Last Sunday I preached on Luke 7:1-17. In the course of that chapter we are introduced to a centurion whose faith astonished Jesus (7:9). This man had an astonishing faith because in asking for Jesus to heal his ill servant, it comes to light that his faith in Jesus is from what he heard—a testimony—not what he himself had experienced (7:3). Moreover, in asking to heal, he knows Jesus has such authority that he doesn’t even need to be in the presence of the servant to heal him (7:6-8). Finally, we learn that he loves the Israelite people and has even put up money for them to build a synagogue (7:5).
One of the “behind the scenes” elements of unpacking the passage is trying to think through how this centurion had come to love Israel and hear of Jesus. Some think this man worked with another Gentile official that was from the same town and whose son Jesus had previously healed without being present (cf John 4:46-54). Regardless, I love the reconstruction Pastor Geoff Thomas comes up as he thinks through how this battle-hardened Gentile may have come to faith in the Lord of Israel.
After Jesus preached his extraordinary message he went back to Capernaum on the north-west shore of the Sea of Galilee. In the New Testament it is called ‘his city’ (Matt. 9:1); it was his base, and it may have had a Roman military post. Almost a hundred years earlier Rome had annexed the land of Palestine and so there wasn’t a single person in the nation who’d experienced Jewish freedom and independence. They were part of the Roman Empire and everyone was familiar with the sight of a squad of Roman soldiers, and being constrained legally to carry a legionnaire’s kit-bag for one mile. Rome had built the main roads across Israel; they minted the currency, took the taxes and kept the peace. Though there were grumbles about the Romans and longings for freedom they knew that the Jews had been torn apart by civil war when Rome had stepped in under Pompey and taken over the nation.
There was a soldier in charge of the garrison in Capernaum who had a specially close relationship with his servant. One hundred men were commanded by him. He was the centurion who represented Caesar in that town, a non-Jewish Gentile, a sort of intermediary between the local population and the demands of the Empire. For example, if Caesar determined that a census would be taken then he would have to implement it practically in Capernaum and in the surrounding district. Every one of the centurions in the New Testament is pictured in a favourable light. They had been taken away from idolatrous Rome and freed from warfare in the general peace of Israel. So they had time to consider the message of the Old Testament Scripture that had created the social and religious life of Palestine. The Old Testament had long been translated into the lingua franca (which was Greek) and copies were freely purchasable. Here was this great message of a God who was infinite, eternal and unchangeable in his being, wisdom, power, holiness, justice, goodness and truth. He alone was in the beginning; there was no mob of feuding gods on a mythical Mount Olympus, greater gods and lesser, good and bad, warring with one another. There was Jehovah alone, and he made the heavens and the earth. The suffering and evil in the world came about when our first parents defied God, challenging his will and bringing sin and death into the world. However, God in his mercy promised a Messiah who would be the Saviour. He would bring redemption to all who trusted and loved him. To these people God continually spoke through his servants the prophets, Abraham, Moses, Samuel, David, Elijah and the writing prophets. To them he disclosed his heart and nature; through what they said and wrote men could know who God is, what was his character, his wonderful grace and pity, his awesome power and righteousness.

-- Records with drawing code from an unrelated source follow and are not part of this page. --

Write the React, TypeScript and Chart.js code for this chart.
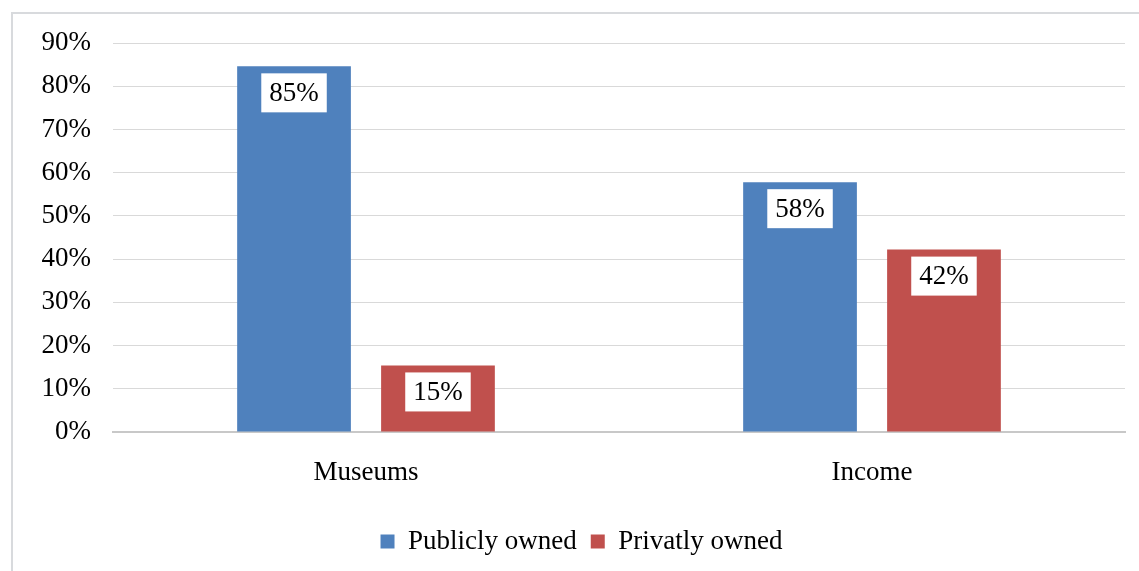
import React, { useEffect, useRef } from "react";
import { Chart, registerables } from "chart.js";

Chart.register(...registerables);

const categories = ["Museums", "Income"];
const publiclyOwned = [84.6, 57.8];
const privatelyOwned = [15.4, 42.2];
const seriesNames = ["Publicly owned", "Privatly owned"];
const yTicks = [0, 10, 20, 30, 40, 50, 60, 70, 80, 90];

const FONT = '"Liberation Serif", "Times New Roman", serif';
const FS = 27;

const valueBoxPlugin = {
  id: "valueBoxes",
  afterDatasetsDraw(chart: any) {
    const ctx = chart.ctx;
    ctx.save();
    ctx.font = `${FS}px ${FONT}`;
    ctx.textAlign = "center";
    ctx.textBaseline = "middle";
    chart.data.datasets.forEach((ds: any, di: number) => {
      const meta = chart.getDatasetMeta(di);
      meta.data.forEach((bar: any, i: number) => {
        const label = Math.round(ds.data[i]) + "%";
        const tw = ctx.measureText(label).width;
        const w = tw + 16;
        const h = 39;
        const top = bar.y + 7;
        ctx.fillStyle = "#ffffff";
        ctx.fillRect(bar.x - w / 2, top, w, h);
        ctx.fillStyle = "#000000";
        ctx.fillText(label, bar.x, top + h / 2 + 1);
      });
    });
    ctx.restore();
  },
};

export default function App() {
  const ref = useRef<HTMLCanvasElement | null>(null);
  useEffect(() => {
    if (!ref.current) return;
    const chart = new Chart(ref.current, {
      type: "bar",
      data: {
        labels: categories,
        datasets: [
          {
            label: seriesNames[0],
            data: publiclyOwned,
            backgroundColor: "#4F81BD",
            categoryPercentage: 0.569,
            barPercentage: 0.79,
          },
          {
            label: seriesNames[1],
            data: privatelyOwned,
            backgroundColor: "#C0504D",
            categoryPercentage: 0.569,
            barPercentage: 0.79,
          },
        ],
      },
      options: {
        animation: false,
        responsive: false,
        layout: { padding: { left: 38, right: 14, top: 43, bottom: 6 } },
        plugins: {
          tooltip: { enabled: false },
          legend: {
            position: "bottom",
            labels: {
              font: { family: FONT, size: FS },
              color: "#000",
              boxWidth: 14,
              boxHeight: 14,
              padding: 14,
            },
          },
        },
        scales: {
          y: {
            min: 0,
            max: 90,
            afterBuildTicks: (scale: any) => {
              scale.ticks = yTicks.map((v) => ({ value: v }));
            },
            afterFit: (scale: any) => {
              scale.width = 75;
            },
            ticks: {
              callback: (v: any) => v + "%",
              font: { family: FONT, size: FS },
              color: "#000",
              padding: 22,
            },
            grid: { color: "#d9d9d9", drawTicks: false },
            border: { display: false },
          },
          x: {
            afterFit: (scale: any) => {
              scale.height = 82;
            },
            ticks: {
              font: { family: FONT, size: FS },
              color: "#000",
              padding: 25,
            },
            grid: { display: false, drawTicks: false },
            border: { color: "#c8c8c8", width: 2 },
          },
        },
      },
      plugins: [valueBoxPlugin],
    });
    return () => chart.destroy();
  }, []);
  return (
    <div
      style={{
        position: "fixed",
        left: 0,
        top: 0,
        width: 1139,
        height: 571,
        overflow: "hidden",
        background: "#fff",
      }}
    >
      <canvas
        ref={ref}
        width={1139}
        height={571}
        style={{ position: "absolute", left: 0, top: 0 }}
      />
      <div
        style={{
          position: "absolute",
          left: 11,
          top: 12,
          width: 1200,
          height: 600,
          border: "2px solid #d8dadd",
          pointerEvents: "none",
        }}
      />
    </div>
  );
}
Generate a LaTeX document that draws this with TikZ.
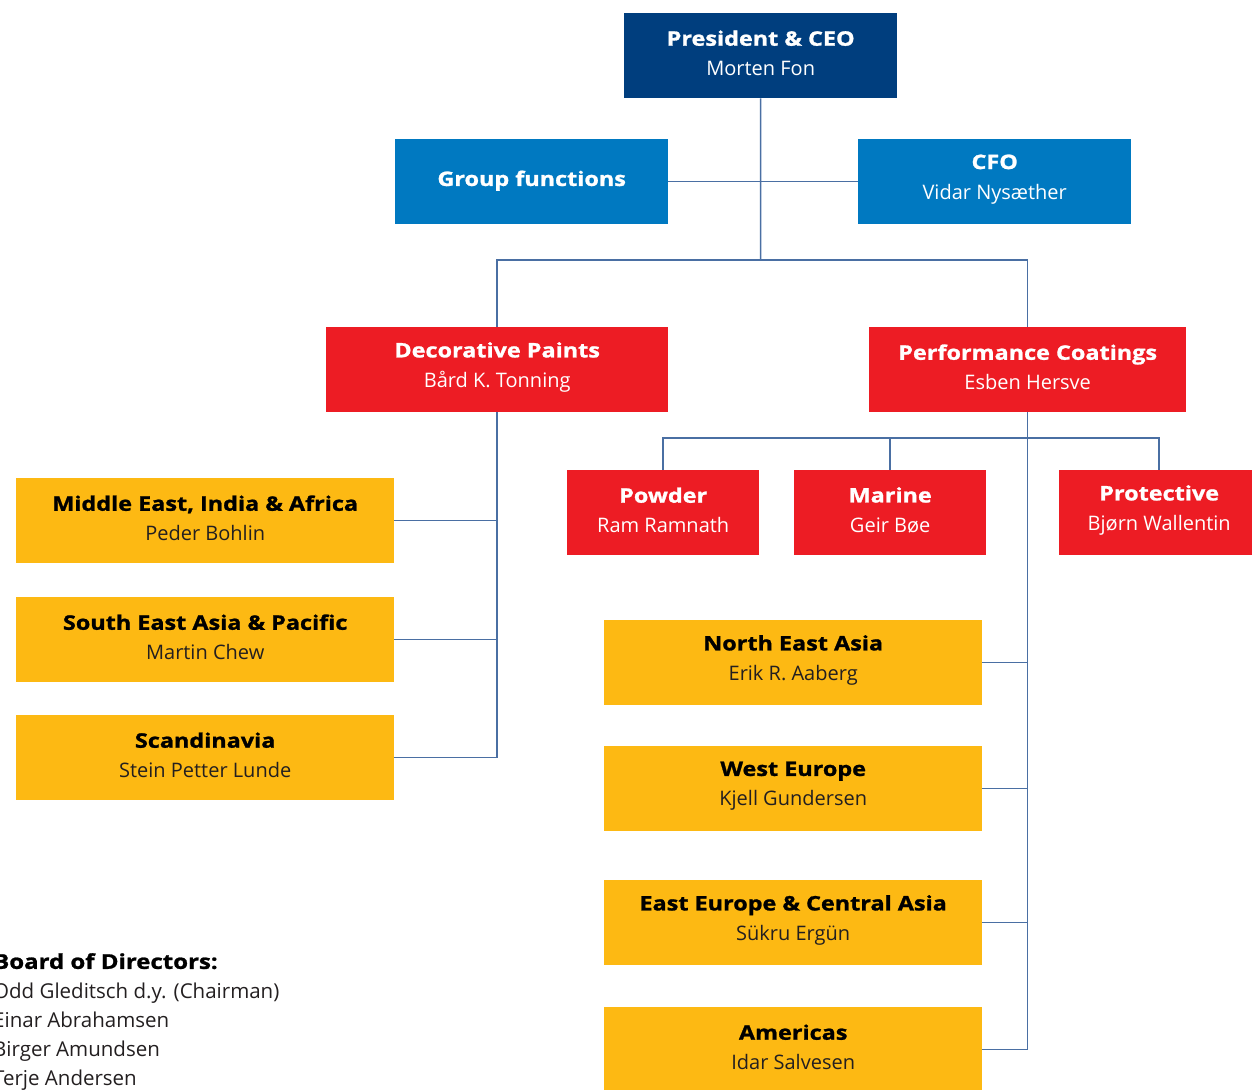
\documentclass[tikz,border=0pt]{standalone}
\usepackage{fontspec}
\setmainfont{Open Sans}[BoldFeatures={FakeStretch=1.17,FakeBold=1.2}]
\definecolor{dkblue}{HTML}{003E7E}
\definecolor{mdblue}{HTML}{0079C1}
\definecolor{cred}{HTML}{ED1C24}
\definecolor{cyel}{HTML}{FDB913}
\definecolor{cline}{HTML}{4A6FA3}
\definecolor{ctext}{HTML}{231F20}
\tikzset{
  box/.style={anchor=north west, inner sep=0pt, minimum height=85pt},
  lbl/.style={inner sep=0pt, align=center, yshift=2.5pt, font=\fontsize{20}{30}\selectfont},
  txt/.style={label={[lbl]center:{#1}}},
  ceobox/.style={box, fill=dkblue, minimum width=273pt},
  bluebox/.style={box, fill=mdblue, minimum width=273pt},
  redbox/.style={box, fill=cred},
  yelbox/.style={box, fill=cyel, minimum width=378pt},
  conn/.style={draw=cline, line width=1.5pt},
}
\newcommand{\hd}[1]{{\bfseries #1}}
\newcommand{\wh}[1]{\textcolor{white}{#1}}
\newcommand{\nm}[1]{\textcolor{ctext}{#1}}
\begin{document}
\begin{tikzpicture}[x=1pt,y=-1pt]
\useasboundingbox (0,0) rectangle (1252,1089);
% top
\node[ceobox, txt={\wh{\hd{President \& CEO}}\\\wh{Morten Fon}}] (ceo) at (624,13) {};
\node[bluebox, label={[lbl, yshift=-1.5pt]center:{\wh{\hd{Group functions}}}}] (gf) at (395,139) {};
\node[bluebox, txt={\wh{\hd{CFO}}\\\wh{Vidar Nysæther}}] (cfo) at (858,139) {};
% divisions
\node[redbox, minimum width=342pt, txt={\wh{\hd{Decorative Paints}}\\\wh{Bård K. Tonning}}] (dp) at (326,327) {};
\node[redbox, minimum width=317pt, txt={\wh{\hd{Performance Coatings}}\\\wh{Esben Hersve}}] (pc) at (869,327) {};
% sub-divisions
\node[redbox, minimum width=192pt, txt={\wh{\hd{Powder}}\\\wh{Ram Ramnath}}] (pw) at (567,470) {};
\node[redbox, minimum width=192pt, txt={\wh{\hd{Marine}}\\\wh{Geir Bøe}}] (ma) at (794,470) {};
\node[redbox, minimum width=200pt, txt={\wh{\hd{Protective}}\\\wh{Bjørn Wallentin}}] (pr) at (1059,470) {};
% left regions
\node[yelbox, txt={\hd{Middle East, India \& Africa}\\\nm{Peder Bohlin}}] (me) at (16,478) {};
\node[yelbox, txt={\hd{South East Asia \& Pacific}\\\nm{Martin Chew}}] (sea) at (16,597) {};
\node[yelbox, txt={\hd{Scandinavia}\\\nm{Stein Petter Lunde}}] (sc) at (16,715) {};
% right regions
\node[yelbox, txt={\hd{North East Asia}\\\nm{Erik R. Aaberg}}] (ne) at (604,620) {};
\node[yelbox, txt={\hd{West Europe}\\\nm{Kjell Gundersen}}] (we) at (604,746) {};
\node[yelbox, txt={\hd{East Europe \& Central Asia}\\\nm{Sükru Ergün}}] (ee) at (604,880) {};
\node[yelbox, txt={\hd{Americas}\\\nm{Idar Salvesen}}] (am) at (604,1007) {};
% board
\node[anchor=north west, inner sep=0pt, align=left, font=\fontsize{20.5}{29.2}\selectfont] (board) at (-7,953)
  {\hd{Board of Directors:}\\\nm{Odd Gleditsch d.y. (Chairman)}\\\nm{Einar Abrahamsen}\\\nm{Birger Amundsen}\\\nm{Terje Andersen}};
% connectors
\coordinate (bar) at (760.5,260);
\coordinate (pbar) at (1027.5,438);
\draw[conn] (ceo.south) -- (bar);
\draw[conn] (gf.east) -- (cfo.west);
\draw[conn] (dp.north) |- (bar) -| (pc.north);
\draw[conn] (me.east) -| (dp.south);
\draw[conn] (sea.east) -| (dp.south);
\draw[conn] (sc.east) -| (dp.south);
\draw[conn] (pw.north) |- (pbar) -| (pr.north);
\draw[conn] (ma.north) -- (ma.north |- pbar);
\draw[conn] (ne.east) -| (pc.south);
\draw[conn] (we.east) -| (pc.south);
\draw[conn] (ee.east) -| (pc.south);
\draw[conn] (am.east) -| (pc.south);
\end{tikzpicture}
\end{document}
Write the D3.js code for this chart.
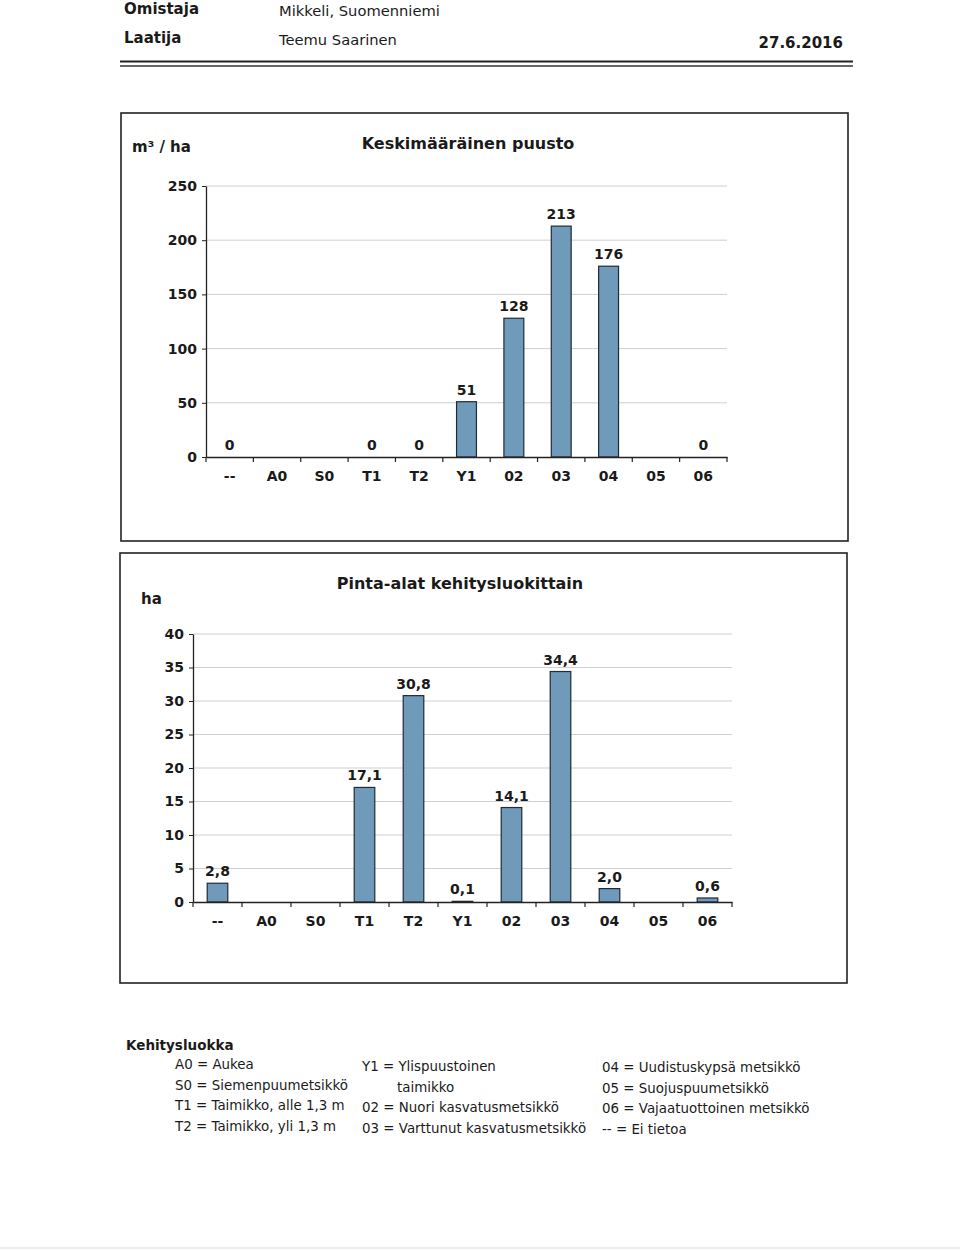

After everything that this centurion had observed of the defiling and despairing influence of the temples of Rome with their fearful idols, dark rituals and the activities of the so-called priestesses then to come to Capernaum, and breathe its pure air, the wind blowing off the Lake, to read the book of psalms, the ten commandments, the story of creation and the preaching of the prophets it is little wonder that he and other centurions were drawn to Old Testament Christianity. He identified his faith with the faith of the people of his adopted town. He loved them and did what he could to help. The old synagogue in the town needed to be extended and rebuilt and it was he a Gentile who provided a large sum of money to that end, so that the Jewish elders freely acknowledged, “He loves our nation and has built our synagogue” (v.5). So here was a man of authority who was also a man of faith in the true and living God.
Reading that, I wonder how often we, as Christians, take for granted the faith we have? I wonder if we fail to consider how refreshing the God of the Bible must be to those who have long worshiped the empty gods of this world?
I wonder if perhaps we should more often give thanks to the God of gods who called us from darkness to light, that we might take more joy in walking in the light?